● TASK BRIEF:
Will you output all of the data below exactly, omitting the images?

● SUPPLIED DATA:
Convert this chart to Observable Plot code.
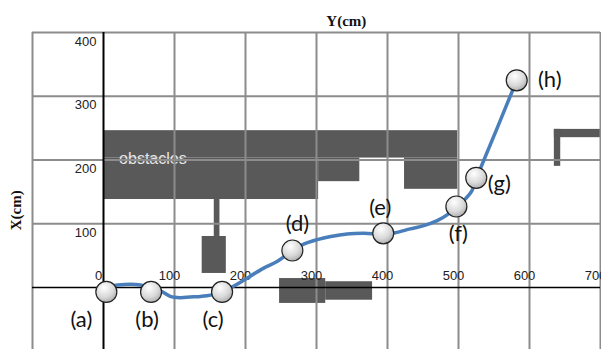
<!DOCTYPE html>
<html>
<head>
<meta charset="utf-8">
<script src="https://cdn.jsdelivr.net/npm/d3@7"></script>
<script src="https://cdn.jsdelivr.net/npm/@observablehq/plot@0.6"></script>
<style>
  html, body { margin: 0; padding: 0; background: white; }
</style>
</head>
<body>
<div id="chart"></div>
<script>
// ---- data ----
const xTicks = [0, 100, 200, 300, 400, 500, 600, 700];
const yTicks = [100, 200, 300, 400];
const xGrid = [-100, 100, 200, 300, 400, 500, 600, 700];
const yGrid = [100, 200, 300, 400];

// waypoints (a)-(h)
const ptNames = ["(a)", "(b)", "(c)", "(d)", "(e)", "(f)", "(g)", "(h)"];
const ptY = [4, 67, 167, 266, 394, 497, 525, 582];
const ptX = [-7, -7, -7, 58, 85, 127, 172, 325];

// robot trajectory
const pathY = [4, 20, 52, 67, 83, 94, 108, 122, 137, 151, 167, 183, 197, 225, 245, 266, 282, 301, 320, 343, 366, 394, 411, 432, 451, 470, 484, 497, 507, 519, 525, 531, 582];
const pathX = [1, 4, 4, -1, -7, -14, -16, -15, -14, -12, -7, 2, 11, 30, 41, 58, 68, 75, 80, 84, 85, 84, 86, 92, 97, 105, 114, 127, 136, 152, 172, 187, 325];

// obstacles (rectangles, in cm)
const obsY1 = [0, 0, 303, 424, 156, 139, 248, 313, 635, 635];
const obsY2 = [499, 303, 361, 499, 164, 173, 313, 379, 703, 644];
const obsX1 = [203, 138, 166, 154, 80, 22, -25, -20, 235, 190];
const obsX2 = [246, 203, 203, 203, 138, 80, 14, 9, 248, 248];

// ---- build ----
const obstacles = obsY1.map((_, i) => ({y1: obsY1[i], y2: obsY2[i], x1: obsX1[i], x2: obsX2[i]}));
const points = ptNames.map((n, i) => ({name: n, h: ptY[i], v: ptX[i]}));
const path = pathY.map((h, i) => ({h, v: pathX[i]}));

// label offsets (styling)
const labelOffset = {
  "(a)": [-25, 28], "(b)": [-4, 28], "(c)": [-9, 28], "(d)": [5, -27],
  "(e)": [-3, -25], "(f)": [2, 27], "(g)": [23, 6], "(h)": [33, 0]
};

const gridColor = "#8c8c8c";
const obsColor = "#595959";

const marks = [
  Plot.rect(obstacles, {x1: "y1", x2: "y2", y1: "x1", y2: "x2", fill: obsColor}),
  Plot.text(["obstacles"], {x: 22, y: 202, text: d => d, textAnchor: "start", fill: "#e6e6e6", fontSize: 16, fontFamily: "Liberation Sans"}),
  Plot.ruleX(xGrid, {stroke: gridColor, strokeWidth: 2}),
  Plot.ruleY(yGrid, {stroke: gridColor, strokeWidth: 2}),
  Plot.ruleY([0], {stroke: "#000", strokeWidth: 1.5}),
  Plot.ruleX([0], {stroke: "#000", strokeWidth: 2}),
  Plot.text(yTicks, {x: 0, y: d => d, text: d => String(d), textAnchor: "end", dx: -7, dy: 9, fontSize: 13, fill: "#222"}),
  Plot.text(xTicks, {x: d => d, y: 0, text: d => String(d), dx: -5, dy: -12, fontSize: 13, fill: "#222"}),
  Plot.line(path, {x: "h", y: "v", stroke: "#4a7ebb", strokeWidth: 3.5, curve: "catmull-rom"}),
  Plot.dot(points, {x: "h", y: "v", r: 10.5, fill: "url(#ballGrad)", stroke: "#222", strokeWidth: 1.2}),
  ...points.map(p => Plot.text([p], {x: "h", y: "v", text: "name", dx: labelOffset[p.name][0], dy: labelOffset[p.name][1], fontSize: 22, fontFamily: "Lato", fill: "#111"})),
  Plot.text(["Y(cm)"], {x: 342, y: 417, text: d => d, fontSize: 15, fontWeight: "bold", fontFamily: "Liberation Serif", fill: "#111"}),
  Plot.text(["X(cm)"], {x: -122.5, y: 121, text: d => d, rotate: -90, fontSize: 15, fontWeight: "bold", fontFamily: "Liberation Serif", fill: "#111"})
];

const svg = Plot.plot({
  width: 601,
  height: 349,
  marginLeft: 32,
  marginRight: 1,
  marginTop: 32,
  marginBottom: 0,
  x: {domain: [-100, 700], axis: null},
  y: {domain: [-97.3, 400], axis: null},
  style: {background: "white", fontFamily: "Liberation Sans", overflow: "hidden"},
  marks
});

const defs = d3.select(svg).insert("defs", ":first-child");
const g = defs.append("radialGradient").attr("id", "ballGrad")
  .attr("cx", "40%").attr("cy", "30%").attr("r", "75%");
g.append("stop").attr("offset", "0%").attr("stop-color", "#ffffff");
g.append("stop").attr("offset", "60%").attr("stop-color", "#d9d9d9");
g.append("stop").attr("offset", "100%").attr("stop-color", "#a8a8a8");

document.getElementById("chart").appendChild(svg);
</script>
</body>
</html>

● FULL RESPONSE:
Convert this chart to Observable Plot code.
<!DOCTYPE html>
<html>
<head>
<meta charset="utf-8">
<script src="https://cdn.jsdelivr.net/npm/d3@7"></script>
<script src="https://cdn.jsdelivr.net/npm/@observablehq/plot@0.6"></script>
<style>
  html, body { margin: 0; padding: 0; background: white; }
</style>
</head>
<body>
<div id="chart"></div>
<script>
// ---- data ----
const xTicks = [0, 100, 200, 300, 400, 500, 600, 700];
const yTicks = [100, 200, 300, 400];
const xGrid = [-100, 100, 200, 300, 400, 500, 600, 700];
const yGrid = [100, 200, 300, 400];

// waypoints (a)-(h)
const ptNames = ["(a)", "(b)", "(c)", "(d)", "(e)", "(f)", "(g)", "(h)"];
const ptY = [4, 67, 167, 266, 394, 497, 525, 582];
const ptX = [-7, -7, -7, 58, 85, 127, 172, 325];

// robot trajectory
const pathY = [4, 20, 52, 67, 83, 94, 108, 122, 137, 151, 167, 183, 197, 225, 245, 266, 282, 301, 320, 343, 366, 394, 411, 432, 451, 470, 484, 497, 507, 519, 525, 531, 582];
const pathX = [1, 4, 4, -1, -7, -14, -16, -15, -14, -12, -7, 2, 11, 30, 41, 58, 68, 75, 80, 84, 85, 84, 86, 92, 97, 105, 114, 127, 136, 152, 172, 187, 325];

// obstacles (rectangles, in cm)
const obsY1 = [0, 0, 303, 424, 156, 139, 248, 313, 635, 635];
const obsY2 = [499, 303, 361, 499, 164, 173, 313, 379, 703, 644];
const obsX1 = [203, 138, 166, 154, 80, 22, -25, -20, 235, 190];
const obsX2 = [246, 203, 203, 203, 138, 80, 14, 9, 248, 248];

// ---- build ----
const obstacles = obsY1.map((_, i) => ({y1: obsY1[i], y2: obsY2[i], x1: obsX1[i], x2: obsX2[i]}));
const points = ptNames.map((n, i) => ({name: n, h: ptY[i], v: ptX[i]}));
const path = pathY.map((h, i) => ({h, v: pathX[i]}));

// label offsets (styling)
const labelOffset = {
  "(a)": [-25, 28], "(b)": [-4, 28], "(c)": [-9, 28], "(d)": [5, -27],
  "(e)": [-3, -25], "(f)": [2, 27], "(g)": [23, 6], "(h)": [33, 0]
};

const gridColor = "#8c8c8c";
const obsColor = "#595959";

const marks = [
  Plot.rect(obstacles, {x1: "y1", x2: "y2", y1: "x1", y2: "x2", fill: obsColor}),
  Plot.text(["obstacles"], {x: 22, y: 202, text: d => d, textAnchor: "start", fill: "#e6e6e6", fontSize: 16, fontFamily: "Liberation Sans"}),
  Plot.ruleX(xGrid, {stroke: gridColor, strokeWidth: 2}),
  Plot.ruleY(yGrid, {stroke: gridColor, strokeWidth: 2}),
  Plot.ruleY([0], {stroke: "#000", strokeWidth: 1.5}),
  Plot.ruleX([0], {stroke: "#000", strokeWidth: 2}),
  Plot.text(yTicks, {x: 0, y: d => d, text: d => String(d), textAnchor: "end", dx: -7, dy: 9, fontSize: 13, fill: "#222"}),
  Plot.text(xTicks, {x: d => d, y: 0, text: d => String(d), dx: -5, dy: -12, fontSize: 13, fill: "#222"}),
  Plot.line(path, {x: "h", y: "v", stroke: "#4a7ebb", strokeWidth: 3.5, curve: "catmull-rom"}),
  Plot.dot(points, {x: "h", y: "v", r: 10.5, fill: "url(#ballGrad)", stroke: "#222", strokeWidth: 1.2}),
  ...points.map(p => Plot.text([p], {x: "h", y: "v", text: "name", dx: labelOffset[p.name][0], dy: labelOffset[p.name][1], fontSize: 22, fontFamily: "Lato", fill: "#111"})),
  Plot.text(["Y(cm)"], {x: 342, y: 417, text: d => d, fontSize: 15, fontWeight: "bold", fontFamily: "Liberation Serif", fill: "#111"}),
  Plot.text(["X(cm)"], {x: -122.5, y: 121, text: d => d, rotate: -90, fontSize: 15, fontWeight: "bold", fontFamily: "Liberation Serif", fill: "#111"})
];

const svg = Plot.plot({
  width: 601,
  height: 349,
  marginLeft: 32,
  marginRight: 1,
  marginTop: 32,
  marginBottom: 0,
  x: {domain: [-100, 700], axis: null},
  y: {domain: [-97.3, 400], axis: null},
  style: {background: "white", fontFamily: "Liberation Sans", overflow: "hidden"},
  marks
});

const defs = d3.select(svg).insert("defs", ":first-child");
const g = defs.append("radialGradient").attr("id", "ballGrad")
  .attr("cx", "40%").attr("cy", "30%").attr("r", "75%");
g.append("stop").attr("offset", "0%").attr("stop-color", "#ffffff");
g.append("stop").attr("offset", "60%").attr("stop-color", "#d9d9d9");
g.append("stop").attr("offset", "100%").attr("stop-color", "#a8a8a8");

document.getElementById("chart").appendChild(svg);
</script>
</body>
</html>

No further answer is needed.